Gebir was published in 1798, the year of the Lyrical Ballads, and, in its individual way, it marks an epoch almost as distinctly. No blank verse of comparable calibre had appeared since the death of Milton, and, though the form was at times actually reminiscent both of Milton and of the Latin structure of some of the portions as they were originally composed, it has a quality which still remains entirely its own. Cold, sensitive, splendid, so precise, so restrained, keeping step with such a stately music, scarcely any verse in English has a more individual harmony, more equable, more refreshingly calm to the ear. It contains those unforgettable lines, which can never be too often repeated: —

But I have sinuous shells of pearly hue
Within, and they that lustre have imbibed
In the sun’s palace-porch, where when unyoked
His chariot-wheel stands midway in the wave :
Shake one and it awakens, then apply
Its polisht lips to your attentive ear,
And it remembers its august abodes,
And murmurs as the ocean murmurs there.

There are in it single lines like, —

The sweet and honest avarice of love ;

and there are lines marching like these:

the feast
Was like the feast of Cepheus, when the sword
Of Phineus, white with wonder, shook restrain’d,
And the hilt rattled in his marble hand.

Has not that the tread of the Commander in Don Juan? And there are experiments in a kind of naïveté: —

Compared with youth
Age has a something like repose.

Tennyson is anticipated here: —

On the soft inward pillow of her arm
Rested her burning cheek ;

Mr. Swinburne here: —

The silent oars now dip their level wings,
And weary with strong stroke the whitening wave.

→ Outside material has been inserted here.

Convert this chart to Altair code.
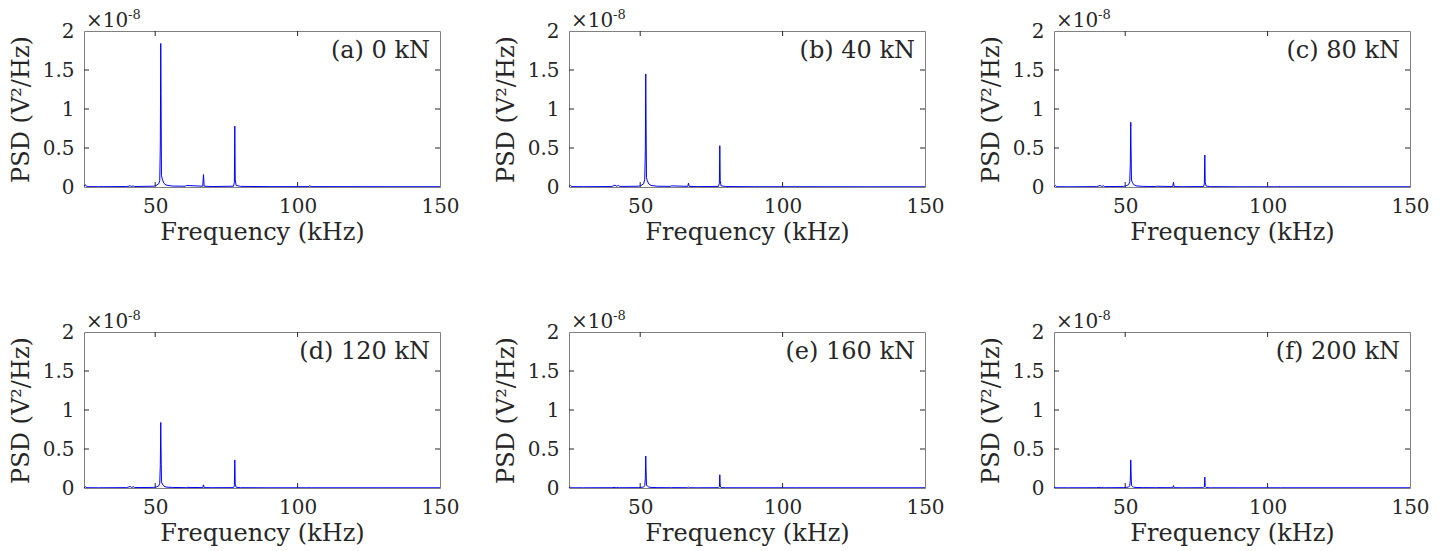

But where the most intimately personal quality of Landor is seen is in the lofty homeliness of speech which is always definite, tangible, and about definite, tangible things. The Gadites are building, and Landor, remembering the workmen he has seen in the streets of Warwick, notes: —

Dull falls the mallet with long labour fringed.

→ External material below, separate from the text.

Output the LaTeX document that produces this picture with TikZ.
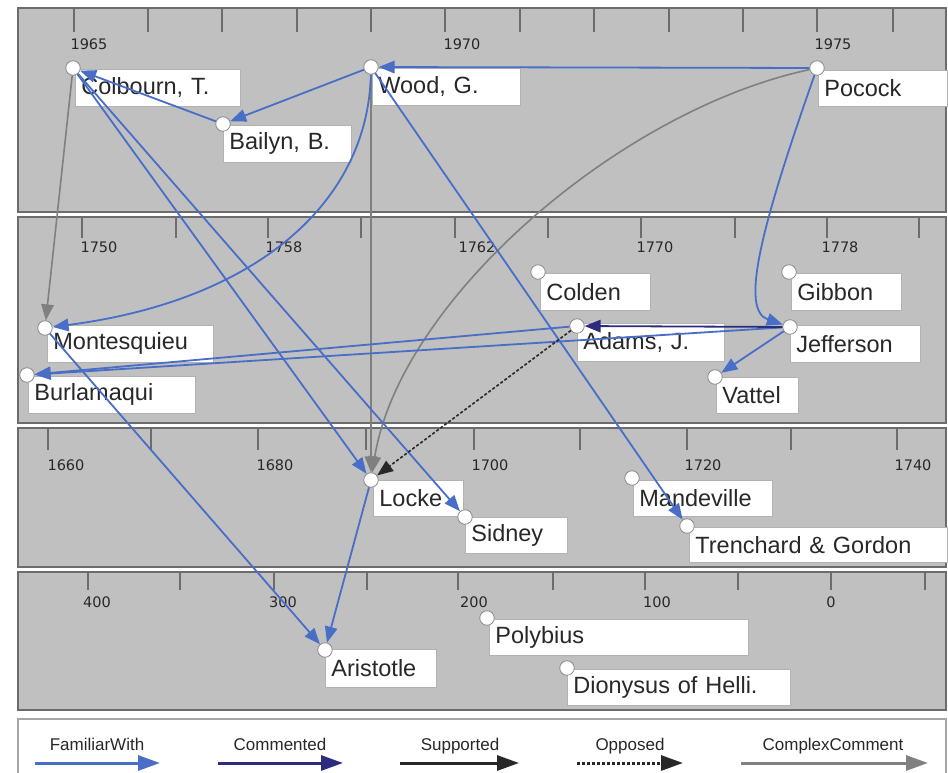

Gebir is wrestling with the nymph, who sweats like any mortal; Landor does not say so, but he sets her visibly before us, —

now holding in her breath constrain’d,
Now pushing with quick impulse and by starts,
Till the dust blackened upon every pore.

We are far enough from Milton here; not so far, perhaps,from the Latin precision of statement; but certainly close to reality.

And it is reality of a kind new to English poetry, — painter’s, sculptor’s, reality,— discovered, as we have seen, at precisely the moment when Wordsworth was discovering for himself the reality of simple feeling, and Coleridge the reality of imaginative wonder.

A few years after Gebir, Landor published two poems, “Chrysaor ” and “ The Phocæans,” and then, for many years, at long intervals, wrote, and occasionally published, other poems, in Latin and English, which were eventually to make up the Idyllia Heroica and the Hellenics. They are, to use a word which Browning was to invent (having learned the thing, perhaps, from Landor), dramatic idyls. The most perfect of them, “The Death of Artemidora,” is only nineteen lines long; “The Last of Ulysses” fills fiftyfive pages in the edition of 1847. Landor never ceased to shift their places, and to add, reject, and, above all, rewrite. The two essentially different texts are those of 1847 and 1859; and it is necessary to compare these with each other, and both with such as exist also in Latin, if we would trace with any care the diligent and never quite final labor which Landor gave to his verse.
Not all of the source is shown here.